First, Trump was much more candid than Obama about the importance of challenging Pakistan on its support for terror: “We have been paying Pakistan billions and billions of dollars at the same time they are housing the very terrorists that we are fighting.” As he noted, there’s a higher concentration of jihadist organizations in Pakistan than anywhere else on the planet, and they often receive direct state support. For example, the Haqqani network has strong ties to members of Pakistan’s Inter-Services Intelligence (the country’s military intelligence agency), and even stronger ties to the Taliban. Pakistan is particularly enthusiastic about groups that murder Indians, such as Lashkar-e-Taiba, which was responsible for the 2008 Mumbai attack that left 164 people dead and more than 300 wounded.
Second, Trump wants to reinforce the U.S. relationship with India – a country that has made significant contributions to reconstruction efforts in Afghanistan, wields immense regional influence, has an annual GDP growth rate of 7 percent, and has many of the same enemies as us. These are just a few of the reasons why Trump is right to emphasize the United States’ “strategic partnership with India – the world’s largest democracy and a key security and economic partner.” And although he isn’t the first president to make such overtures to India, his comments about Pakistan should demonstrate that the U.S. is serious about shifting its priorities from Islamabad to New Delhi.
And third, Trump’s refusal to announce a timetable for withdrawal makes much more strategic sense than Obama’s constant promises to retreat from the country. What purpose is served by giving the Taliban an invitation to wait us out?
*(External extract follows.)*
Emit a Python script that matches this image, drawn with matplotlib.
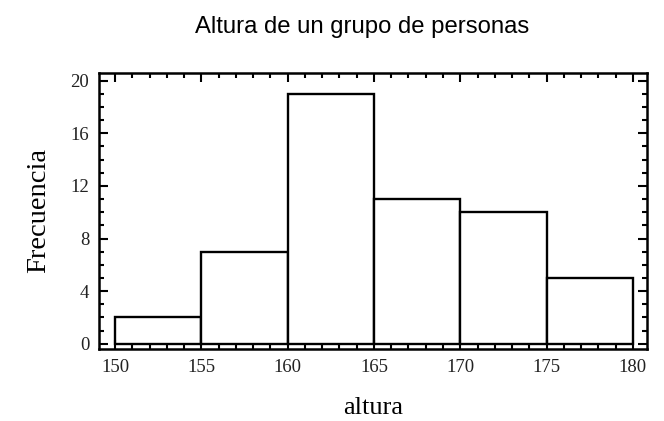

Of course, Trump still had to make a superficial appeal to his base by promising to emphasize “killing terrorists” over “nation building.” But what does this even mean? Does he want to drain the reconstruction budget? Does he want to shift resources away from civil and economic development? If so, why does he claim that the U.S. will “continue its support for the Afghan government” and “participate in economic development”? Trump says “our support is not a blank check” and “our patience is not unlimited.” He expects “real reforms, real progress, and real results.” But these aren’t comments he’d be making if he didn’t realize that the United States’ role in Afghanistan extends beyond the battlefield.
Trump’s Afghanistan speech contained plenty of his characteristic nonsense – he boasted about “record-breaking” successes that have almost nothing to do with his leadership (like the liberation of Mosul). He celebrated the “absolutely perfect cohesion” of our armed forces and said patriotism leaves “no room for prejudice” days before banning transgender Americans from serving. He said the U.S. will “lift restrictions and expand authorities in the field,” but some of those restrictions are in place to protect civilians.
However, none of this changes the fact that Trump’s Afghanistan strategy is an improvement over the status quo. The Taliban can no longer look forward to an arbitrary withdrawal date, Pakistan is on notice and our relationship with India is poised to improve. This is better than most other alternatives, and it’s of the few cases where Trump’s inconsistency actually looks like a virtue. Here’s how he explained himself: “My original instinct was to pull out, and historically, I like following my instincts. But all my life I’ve heard that decisions are much different when you sit behind the desk in the Oval Office.”
Even if you despise the new Afghanistan policy, that’s an attractive and unexpected admission from our embattled president.